If you live in Florida or have visited Florida, you have probably been to Universal. If you haven't, you need to get out from under that rock of yours. It's incredible. Especially if you're a diehard Harry Potter fan like me and one of my best friends. So diehard, in fact, that we caved a few weeks back (as many college students in Central Florida do at one point or another) and dropped a sizable amount of money we didn't have on the Preferred Annual Pass (which is a fancy way of saying we are suckers and paid the extra fee to go without blockout days).

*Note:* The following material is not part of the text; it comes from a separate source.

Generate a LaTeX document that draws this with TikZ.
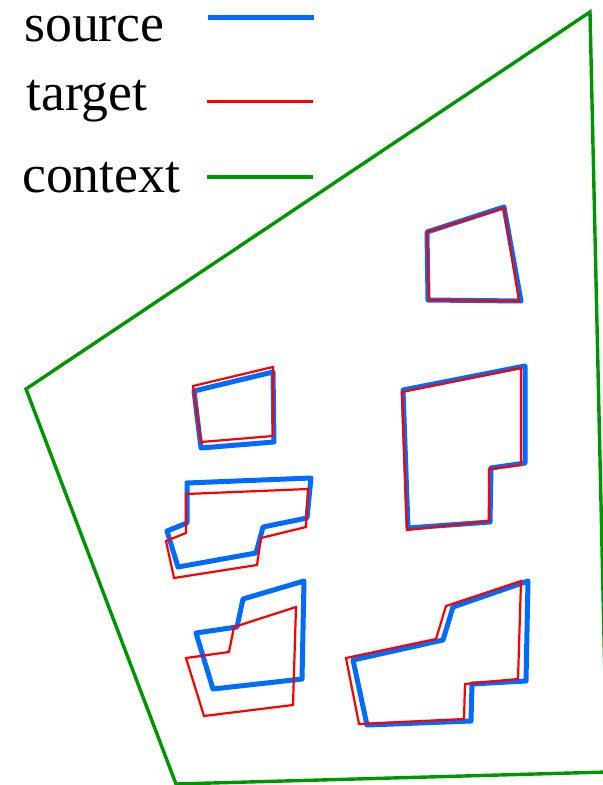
\documentclass[tikz,border=0pt]{standalone}
\usepackage{fontspec}
\setmainfont{Liberation Serif}
\definecolor{srcblue}{RGB}{0,108,255}
\definecolor{tgtred}{RGB}{255,0,0}
\definecolor{ctxgreen}{RGB}{0,150,0}

\begin{document}
\begin{tikzpicture}[x=1bp, y=-1bp,
    source/.style={draw=srcblue, line width=5bp, line join=round, line cap=round},
    target/.style={draw=tgtred, line width=2.2bp},
    context/.style={draw=ctxgreen, line width=3.4bp},
    legend/.style={anchor=base west, inner sep=0pt, font=\fontsize{54}{60}\selectfont}]
    \useasboundingbox (0,0) rectangle (603,785);

    \node[legend] (srclabel) at (24,42) {source};
    \node[legend] (tgtlabel) at (26,110) {target};
    \node[legend] (ctxlabel) at (22,192) {context};
    \coordinate (srcA) at (208,17.5); \coordinate (srcB) at (314,17.5);
    \coordinate (tgtA) at (207,101.5); \coordinate (tgtB) at (313,101.5);
    \coordinate (ctxA) at (207,177); \coordinate (ctxB) at (313,177);
    \draw[source, line cap=butt] (srcA) -- (srcB);
    \draw[target] (tgtA) -- (tgtB);
    \draw[context] (ctxA) -- (ctxB);

    \begin{scope}
        \clip (0,0) rectangle (603,785);
        \draw[context] (590,12) -- (26,389) -- (176,784) -- (607,772) -- cycle;
    \end{scope}

    \draw[source] (427,232) -- (504,207) -- (521,301) -- (428,300) -- cycle;
    \draw[source] (403,390) -- (525,366) -- (525,463) -- (491,468) -- (490,522) -- (408,528) -- cycle;
    \draw[source] (194,391) -- (273,372) -- (274,442) -- (201,448) -- cycle;
    \draw[source] (187,483) -- (311,478) -- (307,518) -- (263,527) -- (256,553) -- (178,567) -- (167,531) -- (187,523) -- cycle;
    \draw[source] (196,633) -- (237,627) -- (243,599) -- (304,581) -- (302,679) -- (213,689) -- cycle;
    \draw[source] (353,660) -- (443,640) -- (453,607) -- (528,581) -- (526,681) -- (472,684) -- (471,721) -- (367,725) -- cycle;

    \draw[target] (427,232) -- (504,208) -- (519,301) -- (429,300) -- cycle;
    \draw[target] (402,392) -- (521,368) -- (521,465) -- (489,469) -- (489,521) -- (407,530) -- cycle;
    \draw[target] (193,386) -- (273,367) -- (273,436) -- (201,442) -- cycle;
    \draw[target] (186,494) -- (308,489) -- (306,527) -- (261,538) -- (257,565) -- (174,578) -- (166,541) -- (186,533) -- cycle;
    \draw[target] (186,658) -- (229,652) -- (234,627) -- (296,607) -- (293,705) -- (204,716) -- cycle;
    \draw[target] (346,658) -- (436,639) -- (446,606) -- (521,581) -- (518,679) -- (465,684) -- (464,719) -- (359,724) -- cycle;
\end{tikzpicture}
\end{document}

Since our little splurge, we've been to the parks twice and spent an inexcusable amount of time in the Harry Potter areas of the parks on both occasions. In our defense, we had begun our first day with the intention of making a beeline for the new King Kong ride. (Again, if you aren't familiar with this, you need to get out a bit more, or maybe just turn on a TV for ten seconds and see the commercial that's been playing on loop on every channel.) Unfortunately, our plan was immediately dashed by the offending 170-minute waitlisted on the new Universal app I had downloaded (my one and only technology-related accomplishment in my very technophobic life). So we spent our first day riding through Gringotts vaults and screaming on green roller coaster tracks.
Our second day, my fellow sucker and proud preferred pass holder, Hannah, and I were determined to ride Reign of Kong. But when we arrived (our lazy late-morning butts didn't make it there until well after noon) the wait was still 90 minutes, a step down from 170 minutes, but still a bit too much for my very short attention span. So off to Diagon Alley we went to revel in the geeky wonders of TheWizarding World of Harry Potter.
I checked back frequently to see if the wait on King Kong had dropped, even a little, but it rested firmly at 90 minutes throughout the day, and still was standing firm when we made our way from Universal Studios to Islands of Adventure in the early evening. (Universal Studios was closing at 5pm to prepare for Halloween Horror Nights.) When we entered the park, we did so with slim chances of riding the new ride that had been our mission for the past few weeks. Hannah especially was taking the blow pretty hard and was on the verge of (to my horror) suggesting we stick out the eternal line when our saviors appeared in a flash of fanny packs and sensible shoes.
A couple approached us, little paper rectangles in hand, and I prepared to be questioned about how the day passes worked, or how to get from one park to another. Instead, the couple held out their tickets and asked if we would like them, as they carried the express pass option to skip lines. Hannah and I couldn't quite believe it, nor were we about to take this kindly couple's passes, but they insisted they were leaving, and practically forced the passes on us with grins from them and stuttered thanks from us.
Now, I recognize that this situation poses the simple and seemingly superficial kindness of allowing two college girls to skip the lines at an amusement park that they already had annual passes to, but the gesture (beyond the immediate response of screaming and jumping like an idiot and running straight for Reign of Kong) really was touching. These two people, who had presumably spent their day at the park and had their fun, took the time to seek out a pair of people still enjoying the day and go through the trouble of asking them if they would like the pass, explaining what it was and telling them how it worked (all what we experienced when their wandering eyes found us as the lucky couple). They easily just could have thrown the passes out. Or, as I have done on many occasions, kept them as memories of that day of fun. Instead, they decided to find someone who could enjoy them, and they genuinely seemed to think nothing of it. In the meantime, as they wandered home, not dwelling on the handing off of such prized materials, Hannah and I were experiencing an overwhelming sense of gratitude and mounting excitement.
We rode Kong, and it was amazing. We skipped the entire line stretching and twisting inside and out like a knotted snake and waited just ten short minutes for our spot on the ride that had us screaming and jumping and staring open-mouthed the whole time. That alone ordinarily would have been enough to make my day, but it really was afterwards, thinking about the tiny kindness that couple had afforded to two complete strangers, that made me smile at the memory of the day.
I'll never know that couple or be able to properly thank them for waiting up a second on their way out to find two people whom they could be generous to. I'll never be able to tell them how much it restored my faith in people and how much Hannah and I appreciated the little bonus to our day. So instead, I'll do the only thing I can, and shout into the infinite Internet, Thank you! and hope that somehow that gratitude makes its way to them.